Terry Ehling: The colleagues, for sure. Bob Prior and I tagged teamed the CS list for nearly 20 years. Bob and I worked on some edgy projects together—including a pair of books written by computer scientist and cryptographer Phil Zimmermann. Phil was the creator of one of the first email encryption software protocols, still in use today, called Pretty Good Privacy. Phil wanted to make sure the code was available worldwide but the NSA made the export of strong cryptographic software illegal, so we simply printed the code in book form, and sold it overseas. MIT lawyered up, in the event that the government decided that taking legal action against the institute was justified. In the end we dodged a federal bullet and wound up burnishing our reputation within the computer science and hacker communities.

There have just been so many great projects, so many great authors.
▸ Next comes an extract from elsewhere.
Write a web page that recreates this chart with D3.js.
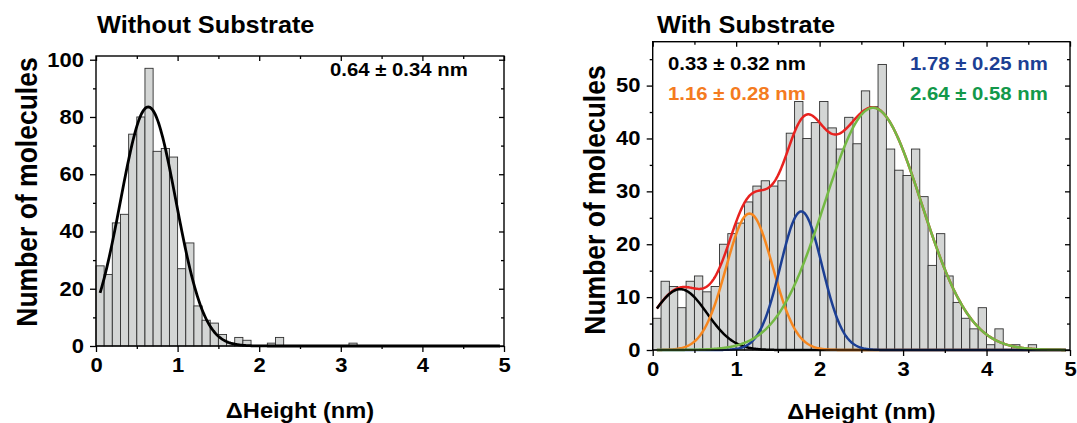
<!DOCTYPE html>
<html>
<head>
<meta charset="utf-8">
<script src="https://cdn.jsdelivr.net/npm/d3@7"></script>
<style>
  body { margin: 0; background: #fff; }
  svg { display: block; font-family: "Liberation Sans", Arial, sans-serif; font-weight: bold; }
</style>
</head>
<body>
<div id="vis"></div>
<script>
// histogram counts, bins of 0.1 nm starting at 0
const binWidth = 0.1
const countsBare = [28, 25, 43, 46, 74, 80, 97, 68, 69, 66,
                    27, 36, 14, 9, 8, 4, 1, 3, 2, 0,
                    0, 1, 3, 0, 0, 0, 0, 0, 0, 0,
                    0, 1]
const countsSubstrate = [6, 13, 12, 8, 13, 14, 11, 12, 20, 22,
                         24, 28, 31, 32, 31, 32, 41, 47, 40, 43,
                         47, 42, 38, 44, 39, 49, 46, 54, 38, 34,
                         33, 38, 29, 16, 22, 14, 9, 6, 4, 8,
                         1, 4, 0, 1, 0, 1]

// gaussian fits
const fitMeansBare = [0.64]
const fitSdsBare = [0.34]
const fitAmpsBare = [83.5]
const fitMeansSubstrate = [0.33, 1.16, 1.78, 2.64]
const fitSdsSubstrate = [0.32, 0.28, 0.25, 0.58]
const fitAmpsSubstrate = [11.5, 25.8, 26.2, 45.8]

const xTicks = [0, 1, 2, 3, 4, 5]
const xMinor = [0.5, 1.5, 2.5, 3.5, 4.5]
const yTicksBare = [0, 20, 40, 60, 80, 100]
const yMinorBare = [10, 30, 50, 70, 90]
const yTicksSubstrate = [0, 10, 20, 30, 40, 50]
const yMinorSubstrate = [5, 15, 25, 35, 45, 55]

const labelsBare = ['0.64 ± 0.34 nm']
const labelsSubstrate = ['0.33 ± 0.32 nm', '1.16 ± 0.28 nm', '1.78 ± 0.25 nm', '2.64 ± 0.58 nm']

const compColors = ['#000000', '#f7871f', '#1c3f94', '#74b944']
const textColors = ['#000000', '#f47b20', '#1c3f94', '#12984a']
const sumColor = '#e8221f'
const sx = 1.1   // the figure is a bit wider than tall

const svg = d3.select('#vis').append('svg')
    .attr('width', 1077)
    .attr('height', 423)

function gauss(x, m, s, a){
    return a * Math.exp(-(x - m) * (x - m) / (2 * s * s))
}

function txt(g, x, y, s, size, anchor, color, rot){
    return g.append('text')
        .attr('transform', `translate(${x},${y}) scale(${sx},1)` + (rot ? ' rotate(-90)' : ''))
        .attr('text-anchor', anchor)
        .style('font-size', size + 'px')
        .attr('fill', color)
        .text(s)
}

function drawPanel(p){
    const g = svg.append('g')
    const x = d3.scaleLinear([0, 5], [p.left, p.right])
    const y = d3.scaleLinear([0, p.yMax], [p.bottom, p.top])

    // bars
    const bins = p.counts.map((c, i) => ({x0: i * binWidth, c: c})).filter(d => d.c > 0)
    g.selectAll('rect.bar')
        .data(bins)
        .join('rect')
        .attr('class', 'bar')
        .attr('x', d => x(d.x0))
        .attr('width', x(binWidth) - x(0))
        .attr('y', d => y(d.c))
        .attr('height', d => y(0) - y(d.c))
        .attr('fill', '#d4d6d5')
        .attr('stroke', '#303030')
        .attr('stroke-width', 0.9)

    // fit curves
    const xs = d3.range(0.05, 4.951, 0.01)
    const line = d3.line().x(d => x(d[0])).y(d => y(d[1]))
    if (p.means.length > 1){
        const sum = xs.map(v => [v, d3.sum(p.means, (m, i) => gauss(v, m, p.sds[i], p.amps[i]))])
        g.append('path').datum(sum).attr('d', line)
            .attr('fill', 'none').attr('stroke', sumColor).attr('stroke-width', 2.5)
    }
    p.means.forEach((m, i) => {
        const pts = xs.map(v => [v, gauss(v, m, p.sds[i], p.amps[i])])
        g.append('path').datum(pts).attr('d', line)
            .attr('fill', 'none')
            .attr('stroke', p.means.length > 1 ? compColors[i] : '#000')
            .attr('stroke-width', p.means.length > 1 ? 2.5 : 2.8)
    })

    // axes
    const fmt = d3.format('d')
    const axes = [
        [d3.axisBottom(x).tickValues(xTicks).tickSize(6).tickPadding(6).tickFormat(fmt), `translate(0,${p.bottom})`],
        [d3.axisBottom(x).tickValues(xMinor).tickSize(3).tickFormat(''), `translate(0,${p.bottom})`],
        [d3.axisTop(x).tickValues(xTicks).tickSize(-5).tickFormat(''), `translate(0,${p.top})`],
        [d3.axisTop(x).tickValues(xMinor).tickSize(-3).tickFormat(''), `translate(0,${p.top})`],
        [d3.axisLeft(y).tickValues(p.yTicks).tickSize(6).tickPadding(5).tickFormat(fmt), `translate(${p.left},0)`],
        [d3.axisLeft(y).tickValues(p.yMinor).tickSize(3).tickFormat(''), `translate(${p.left},0)`],
        [d3.axisRight(y).tickValues(p.yTicks).tickSize(-5).tickFormat(''), `translate(${p.right},0)`],
        [d3.axisRight(y).tickValues(p.yMinor).tickSize(-3).tickFormat(''), `translate(${p.right},0)`]
    ]
    axes.forEach(a => {
        const ag = g.append('g').attr('transform', a[1]).call(a[0])
        ag.select('.domain').remove()
        ag.selectAll('line').attr('stroke', '#000').attr('stroke-width', 1.3)
        ag.selectAll('text')
            .attr('fill', '#000')
            .style('font-size', '20px')
            .style('font-family', '"Liberation Sans", Arial, sans-serif')
            .style('font-weight', 'bold')
            .attr('transform', `scale(${sx},1)`)
    })

    g.append('rect')
        .attr('x', p.left).attr('y', p.top)
        .attr('width', p.right - p.left).attr('height', p.bottom - p.top)
        .attr('fill', 'none').attr('stroke', '#000').attr('stroke-width', 1.4)

    // titles and labels
    txt(g, p.titleX, 33, p.title, 23, 'start', '#000')
    txt(g, (p.left + p.right) / 2, p.xLabelY, 'ΔHeight (nm)', 21.5, 'middle', '#000')
    txt(g, p.yLabelX, p.yLabelY, 'Number of molecules', 26.5, 'middle', '#000', true)

    p.labels.forEach((s, i) => {
        txt(g, p.labelPos[i][0], p.labelPos[i][1], s, 18.5, 'start', p.labels.length > 1 ? textColors[i] : '#000')
    })
}

drawPanel({
    left: 96, right: 504, top: 56, bottom: 346, yMax: 101.3,
    counts: countsBare, means: fitMeansBare, sds: fitSdsBare, amps: fitAmpsBare,
    yTicks: yTicksBare, yMinor: yMinorBare,
    title: 'Without Substrate', titleX: 97, labels: labelsBare, labelPos: [[330, 76]],
    xLabelY: 418, yLabelX: 37, yLabelY: 192
})

drawPanel({
    left: 652.7, right: 1070, top: 41.7, bottom: 350, yMax: 58.3,
    counts: countsSubstrate, means: fitMeansSubstrate, sds: fitSdsSubstrate, amps: fitAmpsSubstrate,
    yTicks: yTicksSubstrate, yMinor: yMinorSubstrate,
    title: 'With Substrate', titleX: 657, labels: labelsSubstrate,
    labelPos: [[668, 70], [668, 100], [910, 70], [910, 100]],
    xLabelY: 419, yLabelX: 605, yLabelY: 200
})
</script>
</body>
</html>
It’s been an incredible ride.

MIT Press: What’s your all-time favorite MIT Press book?

Terry Ehling: I love the books we published in the ‘60s but I’m especially fond of the Manuale Typographicum by Hermann Zapf published in 1970. It’s out of print but the production values are just outstanding. And, of course, there’s Muriel’s iconic Bauhaus by Hans Wingler.

The books we published in the ‘60s and ‘70s, before Frank focused our list building around MIT’s disciplinary strengths, were funky and pretty rad. During the Press’s start-up years, we were acquiring all kinds of rabbish, unconventional stuff. The Press really came into its own, and established itself as a unique university press, when we reframed our acquisitions efforts to focus on economics, computer science, cognitive science—areas that were, at the time, outside the traditional university press profile of humanities and social sciences. 

But in those early days, we were definitely painting outside the lines. We published the collective works of Che Guevara; there’s a book by Fidel Castro in there. We published The Techniques of Springboard Diving by Charles Batterman; an important Russian-English dictionaryThe Subjection of Women by John Stuart Mill; a biography of Erik Satie; a book of curated quotes from the I Ching. And the design books that we produced during Murial Cooper’s tenure as our design director were style-setting and effective. Of course, the iconic Bauhaus book is historic for us. 

MIT Press: What do you look forward to and hope for over the next 60 years of the MIT Press?

Terry Ehling: That the Press will continue amplifying the spirit that has driven and animated us for the past 60 years. We’ve been changing the rules of engagement between scholars and readers for 6 decades and I’m confident we’ll still be disrupting the status quo for decades to come.